In the eighties he entered politics, joining the PAN at a time when it was attracting quite a lot of new recruits. But from the very beginning he didn’t share much of the traditional culture of the PAN. There was enough overlap for it to be a logical option for him—he was Catholic, pro-business and pro-American in background, like the PAN itself. But the main common ground between him and the party was antipathy to the system of PRI rule. Otherwise, he remained quite distant from many of the core instincts of the party, if only because at forty-five you’re not going to become much of a convert to something that you have never otherwise been particularly close to. He’s not a party man, and he’s not an ideologue.
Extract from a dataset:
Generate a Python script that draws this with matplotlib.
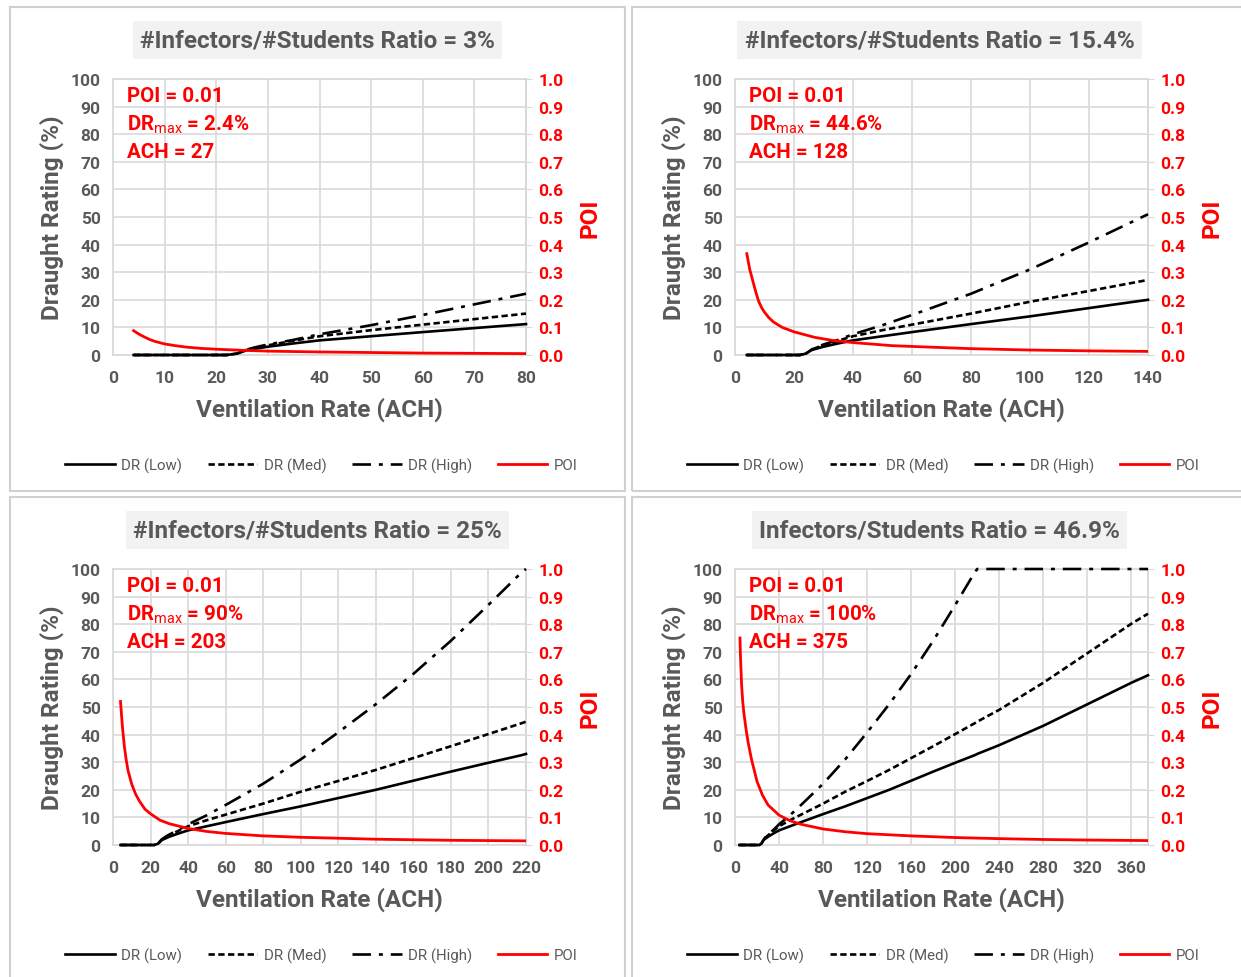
import matplotlib
matplotlib.use("Agg")
import matplotlib.pyplot as plt
import numpy as np
from matplotlib.patches import Rectangle

plt.rcParams["font.family"] = ["Roboto", "DejaVu Sans"]
plt.rcParams["mathtext.fontset"] = "custom"
plt.rcParams["mathtext.rm"] = "Roboto"
plt.rcParams["mathtext.bf"] = "Roboto:bold"

# draught rating vs ventilation rate (same curves in every panel)
ach = np.array([4, 22, 24, 26, 28, 30, 35, 40, 50, 60, 80, 100, 120, 140, 160,
                180, 200, 218, 220, 240, 280, 320, 360, 375])
dr_low = np.array([0, 0, 0.5, 1.8, 2.4, 3.0, 4.2, 5.3, 6.8, 8.3, 11.2, 14.0, 17.0,
                   20.0, 23.3, 26.6, 29.8, 32.6, 33.0, 36.2, 43.2, 51.0, 58.8, 61.5])
dr_med = np.array([0, 0, 0.5, 2.0, 2.8, 3.5, 5.2, 6.8, 9.0, 11.0, 15.0, 19.3, 23.2,
                   27.2, 31.5, 35.8, 40.2, 44.2, 44.7, 49.0, 58.8, 69.5, 80.2, 83.8])
dr_high = np.array([0, 0, 0.5, 2.0, 3.0, 3.8, 5.5, 7.5, 10.8, 14.5, 22.2, 31.0, 40.8,
                    51.0, 62.0, 74.0, 87.0, 99.0, 100, 100, 100, 100, 100, 100])

# probability of infection, one curve per ratio
poi1_x = [4, 5, 6, 7, 8, 10, 12, 14, 17, 20, 25, 30, 40, 50, 60, 70, 80]
poi1_y = [0.088, 0.076, 0.066, 0.057, 0.05, 0.04, 0.034, 0.029, 0.024, 0.021, 0.017,
          0.014, 0.011, 0.009, 0.007, 0.006, 0.005]
poi2_x = [4, 5, 6, 7, 8, 9, 10, 11.5, 13, 16, 20, 27, 33, 40, 53, 60, 80, 100, 120, 140]
poi2_y = [0.367, 0.31, 0.27, 0.23, 0.195, 0.172, 0.155, 0.135, 0.12, 0.1, 0.084, 0.064,
          0.053, 0.045, 0.034, 0.031, 0.023, 0.018, 0.015, 0.013]
poi3_x = [4, 5, 6, 7, 8, 10, 12, 14, 17, 20, 25, 30, 40, 50, 60, 80, 100, 140, 180, 220]
poi3_y = [0.52, 0.43, 0.36, 0.31, 0.27, 0.22, 0.185, 0.16, 0.13, 0.113, 0.09, 0.077,
          0.06, 0.049, 0.042, 0.033, 0.028, 0.021, 0.017, 0.015]
poi4_x = [4.5, 5, 6, 7, 8, 10, 12, 15, 20, 25, 30, 40, 50, 60, 80, 100, 120, 160, 200,
          240, 280, 320, 375]
poi4_y = [0.75, 0.68, 0.58, 0.52, 0.48, 0.42, 0.37, 0.31, 0.23, 0.18, 0.145, 0.108,
          0.088, 0.075, 0.058, 0.048, 0.041, 0.033, 0.027, 0.023, 0.02, 0.018, 0.016]

titles = ["#Infectors/#Students Ratio = 3%", "#Infectors/#Students Ratio = 15.4%",
          "#Infectors/#Students Ratio = 25%", "Infectors/Students Ratio = 46.9%"]
x_max = [80, 140, 220, 375]
x_step = [10, 20, 20, 40]
dr_max = ["2.4%", "44.6%", "90%", "100%"]
ach_opt = ["27", "128", "203", "375"]
poi_x = [poi1_x, poi2_x, poi3_x, poi4_x]
poi_y = [poi1_y, poi2_y, poi3_y, poi4_y]

W, H = 1241, 978
GRAY = "#595959"
GRID = "#d9d9d9"
RED = "#ff0000"

fig = plt.figure(figsize=(W / 100, H / 100), dpi=100)


def fx(px):
    return px / W


def fy(py):
    return 1 - py / H


def panel(i, ox, oy):
    fig.add_artist(Rectangle((fx(10 + ox), fy(492 + oy)), 615 / W, 484 / H,
                             transform=fig.transFigure, fill=False,
                             edgecolor="#d0d0d0", lw=1.5))
    l, r, t, b = 113 + ox, 526 + ox, 80 + oy, 356 + oy
    ax = fig.add_axes([fx(l), fy(b), (r - l) / W, (b - t) / H])
    ax2 = ax.twinx()
    m = ach <= x_max[i]
    h1, = ax2.plot(ach[m], dr_low[m] / 100, color="black", lw=1.9, clip_on=False,
                   label="DR (Low)")
    h2, = ax2.plot(ach[m], dr_med[m] / 100, color="black", lw=1.9, dashes=(2.4, 1.3),
                   clip_on=False, label="DR (Med)")
    h3, = ax2.plot(ach[m], dr_high[m] / 100, color="black", lw=1.9,
                   dashes=(7, 3, 1.5, 3), clip_on=False, label="DR (High)")
    h4, = ax2.plot(poi_x[i], poi_y[i], color=RED, lw=2.0, label="POI")
    for h in (h1, h2, h3, h4):
        h.set_zorder(3)

    ax.set_xlim(0, x_max[i])
    ax.set_ylim(0, 100)
    ax.set_xticks(np.arange(0, x_max[i] + 1, x_step[i]))
    ax.set_yticks(np.arange(0, 101, 10))
    ax.grid(True, color=GRID, lw=1.2)
    ax.set_axisbelow(True)
    ax.tick_params(length=0, labelsize=12.5, labelcolor=GRAY)
    ax.tick_params(axis="x", pad=11)
    ax.tick_params(axis="y", pad=9)
    for lab in ax.get_xticklabels() + ax.get_yticklabels():
        lab.set_fontweight("bold")
    for s in ax.spines.values():
        s.set_color(GRID)
        s.set_linewidth(1.2)

    ax2.set_ylim(0, 1)
    ax2.set_yticks(np.arange(0, 1.01, 0.1))
    ax2.set_yticklabels([f"{v:.1f}" for v in np.arange(0, 1.01, 0.1)])
    ax2.tick_params(length=4, color=GRID, labelsize=12.5, labelcolor=RED, pad=5)
    for lab in ax2.get_yticklabels():
        lab.set_fontweight("bold")
    for name, s in ax2.spines.items():
        s.set_visible(name == "right")
        s.set_color(GRID)
        s.set_linewidth(1.2)

    cx = (l + r) / 2
    fig.text(fx(cx - 2), fy(41 + oy), titles[i], ha="center", va="center",
             fontsize=17.5, fontweight="bold", color=GRAY,
             bbox=dict(boxstyle="square,pad=0.3", fc="#f2f2f2", ec="none"))
    fig.text(fx(cx), fy(410 + oy), "Ventilation Rate (ACH)", ha="center",
             va="center", fontsize=17.5, fontweight="bold", color=GRAY)
    fig.text(fx(52 + ox), fy(218 + oy), "Draught Rating (%)", ha="center",
             va="center", rotation=90, fontsize=17.5, fontweight="bold", color=GRAY)
    fig.text(fx(590 + ox), fy(218 + oy), "POI", ha="center", va="center",
             rotation=90, fontsize=17.5, fontweight="bold", color=RED)

    fig.text(fx(127 + ox), fy(97 + oy), "POI = 0.01", ha="left", va="center",
             fontsize=14.8, fontweight="bold", color=RED)
    fig.text(fx(127 + ox), fy(125 + oy), r"DR$_{\mathrm{max}}$ = " + dr_max[i],
             ha="left", va="center", fontsize=14.8, fontweight="bold", color=RED)
    fig.text(fx(127 + ox), fy(153 + oy), "ACH = " + ach_opt[i], ha="left",
             va="center", fontsize=14.8, fontweight="bold", color=RED)

    fig.legend(handles=[h1, h2, h3, h4], loc="center",
               bbox_to_anchor=(fx(cx + 2), fy(466 + oy)), ncol=4, frameon=False,
               fontsize=10.8, labelcolor=GRAY, handlelength=3.3,
               handletextpad=0.45, columnspacing=1.7)


panel(0, 0, 0)
panel(1, 622, 0)
panel(2, 0, 490)
panel(3, 622, 490)

fig.savefig("out.png", dpi=100)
He is immensely charismatic—that’s much more typical of Latin American politicians, of course. He is also unusually receptive to others, to ideas from different areas of public activity or political alignment. All these traits make him a somewhat peculiar figure by Latin American standards: there’s not a lot of people you could compare him with.

There might be some similarities, but Fujimori entered politics straight at the top—running for the first time as President. Fox started at a regional level.